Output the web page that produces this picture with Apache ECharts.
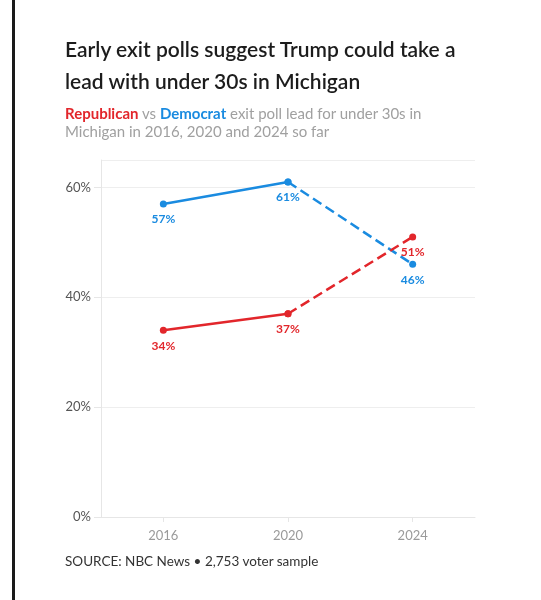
<!DOCTYPE html>
<html><head><meta charset="utf-8">
<script src="https://cdn.jsdelivr.net/npm/echarts@6/dist/echarts.min.js"></script>
<style>
body{margin:0;background:#fff;font-family:Lato,"Open Sans",sans-serif;}
#bar{position:absolute;left:12px;top:0;width:3px;height:600px;background:#1a1a1a;}
#t{position:absolute;left:65px;top:33px;width:420px;font-size:21px;line-height:32px;color:#1c1c1c;font-weight:600;}
#s{position:absolute;left:65px;top:104px;width:385px;font-size:15px;line-height:18px;color:#a0a0a0;}
#src{position:absolute;left:65px;top:553px;font-size:13.5px;color:#333;}
#c{position:absolute;left:0;top:0;width:541px;height:600px;}
</style></head><body>
<div id="c"></div>
<div id="bar"></div>
<div id="t">Early exit polls suggest Trump could take a lead with under 30s in Michigan</div>
<div id="s"><b style="color:#e2262b;font-weight:700">Republican</b> vs <b style="color:#1a8be0;font-weight:700">Democrat</b> exit poll lead for under 30s in Michigan in 2016, 2020 and 2024 so far</div>
<div id="src">SOURCE: NBC News • 2,753 voter sample</div>
<script>
const years=['2016','2020','2024'];
const dem=[57,61,46];
const rep=[34,37,51];
const blue='#1a8be0', red='#e2262b';
function solid(a){return [a[0],a[1],null];}
function dashed(a){return [null,a[1],a[2]];}
function lab(c,lastOnly){return {show:true,position:'bottom',distance:6,color:c,fontSize:12,fontWeight:'bold',fontFamily:'Lato',
 formatter:p=>(!lastOnly||p.dataIndex===2)?p.value+'%':''};}
function ser(d,c,type,label){return {type:'line',data:d,symbol:'circle',symbolSize:7,connectNulls:false,
 lineStyle:{color:c,width:2.5,type:type},itemStyle:{color:c},label:label||{show:false},z:3};}
const ch=echarts.init(document.getElementById('c'));
ch.setOption({animation:false,
 grid:{left:101,right:66,top:160,bottom:83},
 xAxis:{type:'category',data:years,boundaryGap:true,
  axisLine:{lineStyle:{color:'#e6e6e6'}},axisTick:{show:true,alignWithLabel:true,lineStyle:{color:'#e6e6e6'}},
  axisLabel:{color:'#9a9a9a',fontSize:13,margin:12,fontFamily:'Lato'}},
 yAxis:{type:'value',min:0,max:65,interval:20,
  axisLine:{show:true,lineStyle:{color:'#e6e6e6'}},axisTick:{show:true,length:7,lineStyle:{color:'#e6e6e6'}},
  splitLine:{lineStyle:{color:'#eeeeee'}},
  axisLabel:{color:'#555',fontSize:13,formatter:'{value}%',margin:10,fontFamily:'Lato',showMaxLabel:false}},
 series:[
  ser(solid(dem),blue,'solid',lab(blue,false)),
  ser(dashed(dem),blue,'dashed',lab(blue,true)),
  ser(solid(rep),red,'solid',lab(red,false)),
  ser(dashed(rep),red,'dashed',lab(red,true))
 ]});
</script></body></html>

- Your instructions:
Give an exact reproduction of every line, leaving out any picture.

- Written response:
Output the web page that produces this picture with Apache ECharts.
<!DOCTYPE html>
<html><head><meta charset="utf-8">
<script src="https://cdn.jsdelivr.net/npm/echarts@6/dist/echarts.min.js"></script>
<style>
body{margin:0;background:#fff;font-family:Lato,"Open Sans",sans-serif;}
#bar{position:absolute;left:12px;top:0;width:3px;height:600px;background:#1a1a1a;}
#t{position:absolute;left:65px;top:33px;width:420px;font-size:21px;line-height:32px;color:#1c1c1c;font-weight:600;}
#s{position:absolute;left:65px;top:104px;width:385px;font-size:15px;line-height:18px;color:#a0a0a0;}
#src{position:absolute;left:65px;top:553px;font-size:13.5px;color:#333;}
#c{position:absolute;left:0;top:0;width:541px;height:600px;}
</style></head><body>
<div id="c"></div>
<div id="bar"></div>
<div id="t">Early exit polls suggest Trump could take a lead with under 30s in Michigan</div>
<div id="s"><b style="color:#e2262b;font-weight:700">Republican</b> vs <b style="color:#1a8be0;font-weight:700">Democrat</b> exit poll lead for under 30s in Michigan in 2016, 2020 and 2024 so far</div>
<div id="src">SOURCE: NBC News • 2,753 voter sample</div>
<script>
const years=['2016','2020','2024'];
const dem=[57,61,46];
const rep=[34,37,51];
const blue='#1a8be0', red='#e2262b';
function solid(a){return [a[0],a[1],null];}
function dashed(a){return [null,a[1],a[2]];}
function lab(c,lastOnly){return {show:true,position:'bottom',distance:6,color:c,fontSize:12,fontWeight:'bold',fontFamily:'Lato',
 formatter:p=>(!lastOnly||p.dataIndex===2)?p.value+'%':''};}
function ser(d,c,type,label){return {type:'line',data:d,symbol:'circle',symbolSize:7,connectNulls:false,
 lineStyle:{color:c,width:2.5,type:type},itemStyle:{color:c},label:label||{show:false},z:3};}
const ch=echarts.init(document.getElementById('c'));
ch.setOption({animation:false,
 grid:{left:101,right:66,top:160,bottom:83},
 xAxis:{type:'category',data:years,boundaryGap:true,
  axisLine:{lineStyle:{color:'#e6e6e6'}},axisTick:{show:true,alignWithLabel:true,lineStyle:{color:'#e6e6e6'}},
  axisLabel:{color:'#9a9a9a',fontSize:13,margin:12,fontFamily:'Lato'}},
 yAxis:{type:'value',min:0,max:65,interval:20,
  axisLine:{show:true,lineStyle:{color:'#e6e6e6'}},axisTick:{show:true,length:7,lineStyle:{color:'#e6e6e6'}},
  splitLine:{lineStyle:{color:'#eeeeee'}},
  axisLabel:{color:'#555',fontSize:13,formatter:'{value}%',margin:10,fontFamily:'Lato',showMaxLabel:false}},
 series:[
  ser(solid(dem),blue,'solid',lab(blue,false)),
  ser(dashed(dem),blue,'dashed',lab(blue,true)),
  ser(solid(rep),red,'solid',lab(red,false)),
  ser(dashed(rep),red,'dashed',lab(red,true))
 ]});
</script></body></html>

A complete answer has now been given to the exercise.